_Prompt_
Collect every line in the records below that contains the word "chart".

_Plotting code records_
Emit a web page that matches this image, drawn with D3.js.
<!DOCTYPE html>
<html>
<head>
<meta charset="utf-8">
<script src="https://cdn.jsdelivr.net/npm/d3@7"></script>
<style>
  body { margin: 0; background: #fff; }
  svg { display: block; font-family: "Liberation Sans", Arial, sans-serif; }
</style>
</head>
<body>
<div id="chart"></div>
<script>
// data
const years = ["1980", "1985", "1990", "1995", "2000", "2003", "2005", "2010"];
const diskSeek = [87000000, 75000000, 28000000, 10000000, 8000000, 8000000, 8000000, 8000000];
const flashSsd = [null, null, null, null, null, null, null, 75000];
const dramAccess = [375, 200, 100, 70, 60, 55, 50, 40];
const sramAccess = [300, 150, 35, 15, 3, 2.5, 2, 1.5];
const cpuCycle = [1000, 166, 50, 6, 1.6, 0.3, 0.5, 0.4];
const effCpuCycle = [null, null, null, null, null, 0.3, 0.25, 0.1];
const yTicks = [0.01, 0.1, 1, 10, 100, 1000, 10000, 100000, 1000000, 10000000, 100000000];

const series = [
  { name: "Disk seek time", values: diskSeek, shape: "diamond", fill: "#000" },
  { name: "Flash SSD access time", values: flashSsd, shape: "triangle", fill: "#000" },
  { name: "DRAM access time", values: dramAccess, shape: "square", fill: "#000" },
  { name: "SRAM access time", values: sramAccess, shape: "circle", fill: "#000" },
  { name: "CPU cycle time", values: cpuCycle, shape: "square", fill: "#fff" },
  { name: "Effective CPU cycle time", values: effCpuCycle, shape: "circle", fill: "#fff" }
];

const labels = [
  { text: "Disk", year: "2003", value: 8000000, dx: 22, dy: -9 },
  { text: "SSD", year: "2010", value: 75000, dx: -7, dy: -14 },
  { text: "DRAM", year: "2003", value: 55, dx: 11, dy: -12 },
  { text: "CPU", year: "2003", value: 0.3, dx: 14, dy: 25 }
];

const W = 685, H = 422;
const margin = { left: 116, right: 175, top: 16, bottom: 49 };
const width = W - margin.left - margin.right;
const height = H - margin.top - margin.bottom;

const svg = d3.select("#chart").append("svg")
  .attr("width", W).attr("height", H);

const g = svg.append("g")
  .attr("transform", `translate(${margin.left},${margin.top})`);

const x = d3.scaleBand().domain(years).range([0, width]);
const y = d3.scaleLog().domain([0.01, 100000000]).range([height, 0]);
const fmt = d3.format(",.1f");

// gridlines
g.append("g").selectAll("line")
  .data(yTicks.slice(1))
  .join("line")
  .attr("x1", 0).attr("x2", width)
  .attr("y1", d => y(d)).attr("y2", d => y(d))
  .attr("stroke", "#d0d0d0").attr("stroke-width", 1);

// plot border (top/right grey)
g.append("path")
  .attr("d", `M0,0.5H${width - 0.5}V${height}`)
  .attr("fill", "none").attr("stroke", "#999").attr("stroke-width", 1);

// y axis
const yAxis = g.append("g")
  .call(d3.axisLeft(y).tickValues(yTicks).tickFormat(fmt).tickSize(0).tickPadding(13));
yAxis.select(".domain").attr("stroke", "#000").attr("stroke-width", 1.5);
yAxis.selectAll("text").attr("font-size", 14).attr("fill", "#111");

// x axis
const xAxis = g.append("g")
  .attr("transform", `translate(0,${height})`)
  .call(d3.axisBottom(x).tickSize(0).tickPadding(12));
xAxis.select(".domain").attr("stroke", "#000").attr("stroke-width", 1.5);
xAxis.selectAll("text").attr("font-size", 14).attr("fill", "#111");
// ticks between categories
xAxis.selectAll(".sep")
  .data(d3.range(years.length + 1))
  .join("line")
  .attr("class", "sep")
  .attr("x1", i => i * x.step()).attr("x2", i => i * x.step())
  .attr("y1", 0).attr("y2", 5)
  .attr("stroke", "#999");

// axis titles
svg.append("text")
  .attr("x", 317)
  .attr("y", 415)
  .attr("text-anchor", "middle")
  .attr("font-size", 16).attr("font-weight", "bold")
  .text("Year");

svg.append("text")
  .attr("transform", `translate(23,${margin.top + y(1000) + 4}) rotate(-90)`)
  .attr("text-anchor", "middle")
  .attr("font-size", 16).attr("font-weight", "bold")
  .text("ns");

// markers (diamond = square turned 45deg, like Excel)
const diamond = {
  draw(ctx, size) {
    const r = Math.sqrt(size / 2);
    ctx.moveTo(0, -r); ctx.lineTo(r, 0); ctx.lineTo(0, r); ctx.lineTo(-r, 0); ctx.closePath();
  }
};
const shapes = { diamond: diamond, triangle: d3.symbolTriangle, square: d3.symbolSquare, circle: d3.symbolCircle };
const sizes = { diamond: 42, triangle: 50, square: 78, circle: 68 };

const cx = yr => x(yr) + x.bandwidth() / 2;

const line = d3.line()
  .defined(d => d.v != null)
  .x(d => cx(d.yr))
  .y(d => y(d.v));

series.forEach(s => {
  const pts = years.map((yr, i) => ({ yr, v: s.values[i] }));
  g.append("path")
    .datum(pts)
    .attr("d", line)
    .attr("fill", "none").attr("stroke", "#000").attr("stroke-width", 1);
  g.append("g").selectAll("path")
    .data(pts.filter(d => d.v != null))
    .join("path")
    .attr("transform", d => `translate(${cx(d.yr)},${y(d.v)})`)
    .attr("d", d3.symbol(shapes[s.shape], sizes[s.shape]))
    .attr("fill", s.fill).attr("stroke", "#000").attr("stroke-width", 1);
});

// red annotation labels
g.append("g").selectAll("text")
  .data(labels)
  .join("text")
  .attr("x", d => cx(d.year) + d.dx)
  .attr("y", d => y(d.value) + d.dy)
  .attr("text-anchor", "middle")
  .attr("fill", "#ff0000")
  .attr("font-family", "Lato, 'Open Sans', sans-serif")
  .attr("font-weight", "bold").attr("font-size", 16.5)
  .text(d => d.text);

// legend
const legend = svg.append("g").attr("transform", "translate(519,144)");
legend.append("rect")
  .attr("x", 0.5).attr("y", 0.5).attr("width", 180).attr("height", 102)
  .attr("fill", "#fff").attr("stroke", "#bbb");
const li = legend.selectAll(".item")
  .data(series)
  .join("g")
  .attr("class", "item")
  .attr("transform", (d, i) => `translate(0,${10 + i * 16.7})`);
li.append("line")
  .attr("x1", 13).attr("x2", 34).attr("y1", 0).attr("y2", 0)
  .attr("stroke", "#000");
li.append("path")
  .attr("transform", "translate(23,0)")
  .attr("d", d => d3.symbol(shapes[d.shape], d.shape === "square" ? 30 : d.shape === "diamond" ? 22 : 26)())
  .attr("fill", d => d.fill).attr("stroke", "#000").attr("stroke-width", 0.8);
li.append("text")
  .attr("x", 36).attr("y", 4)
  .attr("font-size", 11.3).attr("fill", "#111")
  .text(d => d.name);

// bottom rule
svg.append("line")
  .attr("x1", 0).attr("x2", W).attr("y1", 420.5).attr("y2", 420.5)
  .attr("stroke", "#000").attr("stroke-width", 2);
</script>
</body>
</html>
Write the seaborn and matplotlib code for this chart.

_Output below_
<div id="chart"></div>
const svg = d3.select("#chart").append("svg")
Write the seaborn and matplotlib code for this chart.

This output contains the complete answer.